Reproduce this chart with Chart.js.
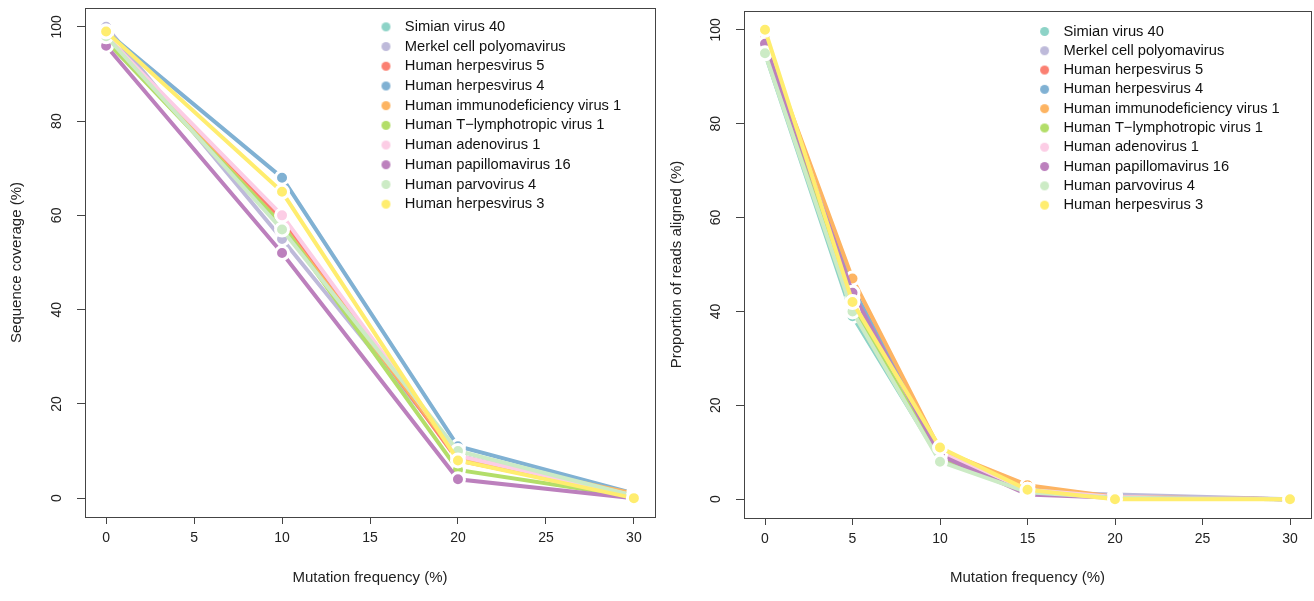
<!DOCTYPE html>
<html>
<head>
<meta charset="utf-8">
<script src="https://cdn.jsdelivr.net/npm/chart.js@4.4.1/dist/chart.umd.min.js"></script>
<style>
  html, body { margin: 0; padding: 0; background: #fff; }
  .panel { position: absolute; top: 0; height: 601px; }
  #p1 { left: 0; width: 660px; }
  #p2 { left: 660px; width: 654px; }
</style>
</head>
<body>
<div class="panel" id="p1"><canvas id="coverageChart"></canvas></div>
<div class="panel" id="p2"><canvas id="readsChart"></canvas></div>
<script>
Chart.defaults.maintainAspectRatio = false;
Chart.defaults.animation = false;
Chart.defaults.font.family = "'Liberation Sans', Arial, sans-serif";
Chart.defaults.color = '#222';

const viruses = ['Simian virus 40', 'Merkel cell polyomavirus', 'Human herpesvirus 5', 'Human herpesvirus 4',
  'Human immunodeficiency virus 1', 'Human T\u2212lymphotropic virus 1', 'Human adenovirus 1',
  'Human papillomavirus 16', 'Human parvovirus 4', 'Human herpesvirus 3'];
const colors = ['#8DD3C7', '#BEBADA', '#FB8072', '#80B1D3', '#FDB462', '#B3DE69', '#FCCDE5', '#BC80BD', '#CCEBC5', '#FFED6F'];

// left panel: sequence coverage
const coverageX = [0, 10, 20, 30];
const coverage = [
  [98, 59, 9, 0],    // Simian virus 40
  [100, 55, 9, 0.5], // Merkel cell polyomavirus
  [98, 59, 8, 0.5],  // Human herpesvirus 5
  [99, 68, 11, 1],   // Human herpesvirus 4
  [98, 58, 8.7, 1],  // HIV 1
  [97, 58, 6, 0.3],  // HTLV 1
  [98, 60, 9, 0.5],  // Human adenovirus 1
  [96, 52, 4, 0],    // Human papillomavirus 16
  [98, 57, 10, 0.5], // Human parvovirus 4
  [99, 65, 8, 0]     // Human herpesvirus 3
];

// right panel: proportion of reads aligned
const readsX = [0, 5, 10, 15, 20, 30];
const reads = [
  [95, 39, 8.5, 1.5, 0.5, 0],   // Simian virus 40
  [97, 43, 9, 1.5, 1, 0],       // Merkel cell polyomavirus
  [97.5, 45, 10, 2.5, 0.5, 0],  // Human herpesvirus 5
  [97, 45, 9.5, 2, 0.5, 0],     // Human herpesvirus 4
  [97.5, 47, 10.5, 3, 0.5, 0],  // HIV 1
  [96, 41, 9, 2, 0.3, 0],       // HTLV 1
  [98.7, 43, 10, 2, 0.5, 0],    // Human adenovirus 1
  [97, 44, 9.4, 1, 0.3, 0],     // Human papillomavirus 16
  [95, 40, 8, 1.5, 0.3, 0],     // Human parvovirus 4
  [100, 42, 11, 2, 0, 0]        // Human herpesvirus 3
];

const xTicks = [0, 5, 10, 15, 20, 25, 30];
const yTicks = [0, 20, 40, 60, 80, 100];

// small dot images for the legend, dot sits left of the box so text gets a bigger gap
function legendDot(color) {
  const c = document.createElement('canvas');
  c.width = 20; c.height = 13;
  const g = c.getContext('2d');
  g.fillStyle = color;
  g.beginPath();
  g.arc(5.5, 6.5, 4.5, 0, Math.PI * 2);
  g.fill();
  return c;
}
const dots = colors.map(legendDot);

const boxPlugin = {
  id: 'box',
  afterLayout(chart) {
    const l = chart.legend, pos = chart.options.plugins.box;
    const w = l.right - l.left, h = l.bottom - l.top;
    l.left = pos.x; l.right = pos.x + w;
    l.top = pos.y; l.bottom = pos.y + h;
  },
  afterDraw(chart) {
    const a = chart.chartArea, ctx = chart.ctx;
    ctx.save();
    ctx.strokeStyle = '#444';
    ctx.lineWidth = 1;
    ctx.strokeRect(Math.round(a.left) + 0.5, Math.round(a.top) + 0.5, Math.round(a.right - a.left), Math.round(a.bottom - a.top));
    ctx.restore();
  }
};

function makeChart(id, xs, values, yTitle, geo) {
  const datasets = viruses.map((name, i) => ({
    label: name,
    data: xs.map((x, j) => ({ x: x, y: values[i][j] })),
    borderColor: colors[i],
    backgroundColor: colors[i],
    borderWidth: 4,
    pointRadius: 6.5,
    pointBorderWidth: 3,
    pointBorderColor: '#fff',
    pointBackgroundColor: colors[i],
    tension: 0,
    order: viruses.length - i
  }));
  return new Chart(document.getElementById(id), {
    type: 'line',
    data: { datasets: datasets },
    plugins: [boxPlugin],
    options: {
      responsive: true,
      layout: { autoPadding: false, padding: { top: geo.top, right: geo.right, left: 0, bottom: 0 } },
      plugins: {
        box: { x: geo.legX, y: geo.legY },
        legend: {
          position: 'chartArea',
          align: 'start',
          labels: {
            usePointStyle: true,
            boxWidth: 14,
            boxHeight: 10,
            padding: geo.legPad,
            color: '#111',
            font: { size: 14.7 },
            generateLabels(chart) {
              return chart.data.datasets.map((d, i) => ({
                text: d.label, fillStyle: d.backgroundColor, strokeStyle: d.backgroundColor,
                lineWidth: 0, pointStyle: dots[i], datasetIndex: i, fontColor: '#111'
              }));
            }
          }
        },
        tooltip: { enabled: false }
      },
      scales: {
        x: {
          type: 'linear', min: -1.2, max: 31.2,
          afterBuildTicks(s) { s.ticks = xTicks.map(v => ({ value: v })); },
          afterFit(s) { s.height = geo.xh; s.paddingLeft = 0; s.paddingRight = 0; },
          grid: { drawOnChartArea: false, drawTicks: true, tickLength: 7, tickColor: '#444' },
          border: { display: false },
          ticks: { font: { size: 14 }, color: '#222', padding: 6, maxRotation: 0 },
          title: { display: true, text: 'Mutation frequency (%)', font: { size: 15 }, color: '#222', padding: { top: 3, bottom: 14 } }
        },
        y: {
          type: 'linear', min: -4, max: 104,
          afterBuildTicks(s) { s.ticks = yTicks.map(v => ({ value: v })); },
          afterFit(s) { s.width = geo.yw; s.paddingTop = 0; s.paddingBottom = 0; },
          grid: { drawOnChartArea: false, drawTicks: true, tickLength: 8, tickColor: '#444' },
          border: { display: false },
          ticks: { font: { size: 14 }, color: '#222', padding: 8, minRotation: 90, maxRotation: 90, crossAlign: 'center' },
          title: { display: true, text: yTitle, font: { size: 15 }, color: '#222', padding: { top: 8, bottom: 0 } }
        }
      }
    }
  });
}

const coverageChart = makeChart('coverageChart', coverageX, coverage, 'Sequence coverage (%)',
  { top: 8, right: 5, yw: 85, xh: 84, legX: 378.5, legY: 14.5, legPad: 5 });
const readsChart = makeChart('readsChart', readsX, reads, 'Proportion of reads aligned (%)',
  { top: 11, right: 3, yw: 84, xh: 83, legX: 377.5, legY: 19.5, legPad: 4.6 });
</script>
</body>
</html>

==

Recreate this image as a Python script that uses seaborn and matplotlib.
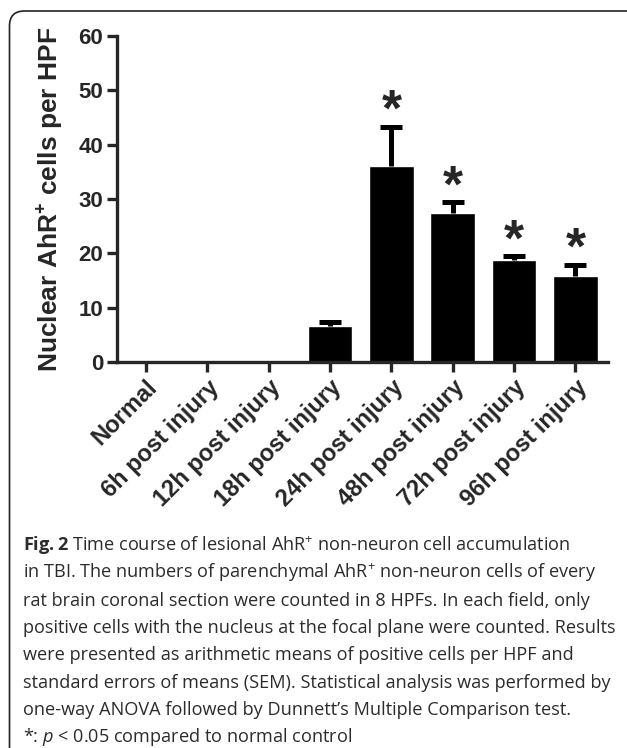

- **Set exercise**
Quote word for word only the lines above from the one containing "Reproduce this chart with Chart.js." through the one containing "Chart.defaults.color = '#222';". Pictures stay out of your copy.

- **Right answer**
Reproduce this chart with Chart.js.
<!DOCTYPE html>
<html>
<head>
<meta charset="utf-8">
<script src="https://cdn.jsdelivr.net/npm/chart.js@4.4.1/dist/chart.umd.min.js"></script>
<style>
  html, body { margin: 0; padding: 0; background: #fff; }
  .panel { position: absolute; top: 0; height: 601px; }
  #p1 { left: 0; width: 660px; }
  #p2 { left: 660px; width: 654px; }
</style>
</head>
<body>
<div class="panel" id="p1"><canvas id="coverageChart"></canvas></div>
<div class="panel" id="p2"><canvas id="readsChart"></canvas></div>
<script>
Chart.defaults.maintainAspectRatio = false;
Chart.defaults.animation = false;
Chart.defaults.font.family = "'Liberation Sans', Arial, sans-serif";
Chart.defaults.color = '#222';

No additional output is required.